Pupil mobility to become more prominent in Erasmus+

The European Parliament’s report on the mid-term evaluation of the Erasmus+ includes all the main points raised by EEE-YFU.

At the beginning of February 2017, the European Parliament adopted its report on the mid-term evaluation of the Erasmus+ programme, which was started in 2014 to support education, training, youth and sport in Europe by merging seven prior different programmes.

We are glad to acknowledge that the most important points raised by our organisation were taken on-board by Members of the European Parliament and reflected in the text of the report.

EEE-YFU, together with EFIL and OBESSU, raised the concern that with the previous “Comenius Programme” being integrated in the broader Erasmus+ framework, individual pupil mobility is now a less visible and certainly not prominent possibility offered as part of KA2 Strategic Partnership. We also pointed out that exchange organisations are left aside and under-recognised in Erasmus+, since mobility of secondary school students can be promoted only through partnerships among schools.

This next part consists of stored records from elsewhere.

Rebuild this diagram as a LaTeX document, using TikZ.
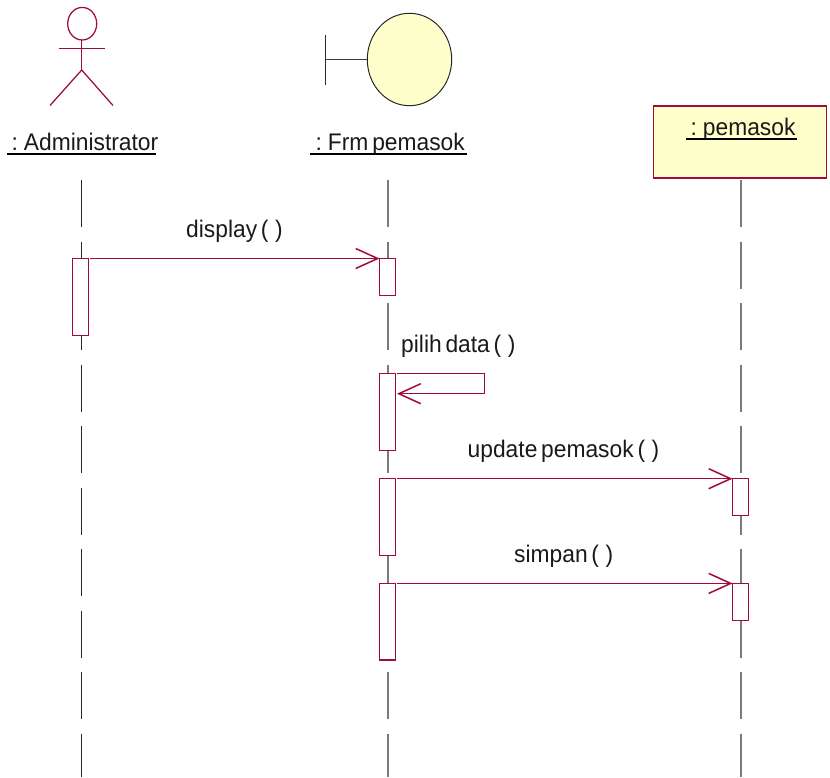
\documentclass[tikz,border=0pt]{standalone}
\usepackage{fontspec}
\setmainfont[FakeStretch=0.95,WordSpace=0.6]{Liberation Sans}
\usetikzlibrary{arrows.meta}
\definecolor{rosered}{HTML}{A00A3E}
\definecolor{roseyellow}{HTML}{FFFFCC}
\newcommand{\emptyargs}{(\hspace{6.5pt})}
\tikzset{
  lifeline/.style={draw=black!85,line width=1pt,dash pattern=on 47pt off 14.5pt},
  lifelinegray/.style={draw=black!52,line width=1.8pt,dash pattern=on 47pt off 14.5pt},
  rose/.style={draw=rosered,line width=1.25pt,outer sep=0pt},
  activation/.style={rose,fill=white,rectangle,inner sep=0pt,minimum width=16pt,anchor=north west},
  msg/.style={rose,-{Straight Barb[length=22pt,width=20pt,line width=1.5pt]}},
  txt/.style={anchor=base west,inner sep=0pt,font=\fontsize{24}{28}\selectfont,text=black!90},
  underl/.style={draw=black,line width=1.5pt}
}
\begin{document}
\begin{tikzpicture}[x=1pt,y=-1pt]
\useasboundingbox (0,0) rectangle (830,777);
% lifelines
\coordinate (lat) at (81.5,180); \coordinate (lab) at (81.5,777);
\coordinate (lbt) at (388,180); \coordinate (lbb) at (388,777);
\coordinate (lct) at (741,180); \coordinate (lcb) at (741,777);
\draw[lifeline] (lat) -- (lab);
\draw[lifelinegray] (lbt) -- (lbb);
\draw[lifelinegray] (lct) -- (lcb);
% actor
\draw[rose] (82.2,23.7) ellipse [x radius=14.5,y radius=16.3];
\draw[rose] (58.5,48.5) -- (104.5,48.5);
\draw[rose] (81.7,40) -- (81.7,70);
\draw[rose] (50,105.5) -- (81.7,70) -- (113,105.5);
\node[txt] (administrator) at (11.5,150) {: Administrator};
\draw[underl] (7,154) -- (156,154);
% boundary
\draw[line width=1.2pt,black!85] (325.5,35) -- (325.5,85);
\draw[line width=1.2pt,black!75] (325.5,59.7) -- (367.3,59.7);
\draw[fill=roseyellow,draw=black!85,line width=1pt] (409.5,59.5) ellipse [x radius=42.2,y radius=46.2];
\node[txt] (frm) at (315.5,150) {: Frm pemasok};
\draw[underl] (310,154) -- (467,154);
% entity box
\node[rose,fill=roseyellow,rectangle,inner sep=0pt,minimum width=173pt,minimum height=72pt,anchor=north west] (pemasokbox) at (653.7,106) {};
\node[txt] (pemasok) at (690.5,135) {: pemasok};
\draw[underl] (686,139) -- (797,139);
% activations
\node[activation,minimum height=76.7pt] (a1) at (72.7,258.5) {};
\node[activation,minimum height=37pt] (b1) at (379.5,258.5) {};
\node[activation,minimum height=76.7pt] (b2) at (379.5,373.7) {};
\node[activation,minimum height=76.5pt] (b3) at (379.5,478.7) {};
\node[activation,minimum height=76.7pt] (b4) at (379.5,583.4) {};
\node[activation,minimum height=37pt] (c1) at (732.5,478.7) {};
\node[activation,minimum height=37.3pt] (c2) at (732.5,583.4) {};
% messages
\draw[msg] ([xshift=1.5pt]a1.north east) -- (b1.north west);
\coordinate (s1) at (484.5,373.7);
\coordinate (s2) at (484.5,393.7);
\draw[msg] ([xshift=1.5pt]b2.north east) -- (s1) -- (s2) -- ([xshift=1.5pt,yshift=-20pt]b2.north east);
\draw[msg] ([xshift=1.5pt]b3.north east) -- (c1.north west);
\draw[msg] ([xshift=1.5pt]b4.north east) -- (c2.north west);
% labels
\node[txt] (m1) at (186,237.5) {display \emptyargs};
\node[txt] (m2) at (401,352.5) {pilih data \emptyargs};
\node[txt] (m3) at (467.5,457.5) {update pemasok \emptyargs};
\node[txt] (m4) at (514,562.5) {simpan \emptyargs};
\end{tikzpicture}
\end{document}
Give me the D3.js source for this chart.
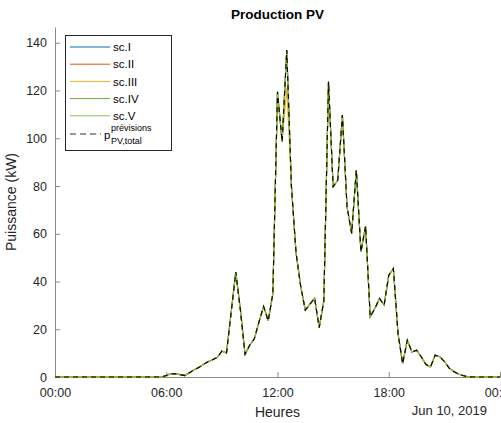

The European Parliament’s report:
– Calls on the Commission to strengthen the school education dimension of the programme, allowing for more mobility of pupils, simplification of funding and administrative procedures for schools and for non-formal education providers, with a view to encouraging non-formal education providers to become involved with partnerships with schools.
– Encourages the Commission to analyse the programme key actions and sectors that seem to be underfunded, such as KA2 Strategic Partnerships and school education.
– Continues to express concern that Erasmus+ is viewed by young people and the wider public primarily as a programme for higher education; recommends, therefore, that greater importance be attached to raising the profile of the different sectors that people can apply for, including school-level education.

The European Commission will have to take into account the report adopted by the European Parliament when conducting the mid-term evaluation of Erasmus+. We hope these calls for better representation of secondary-school mobility would not remain unheard.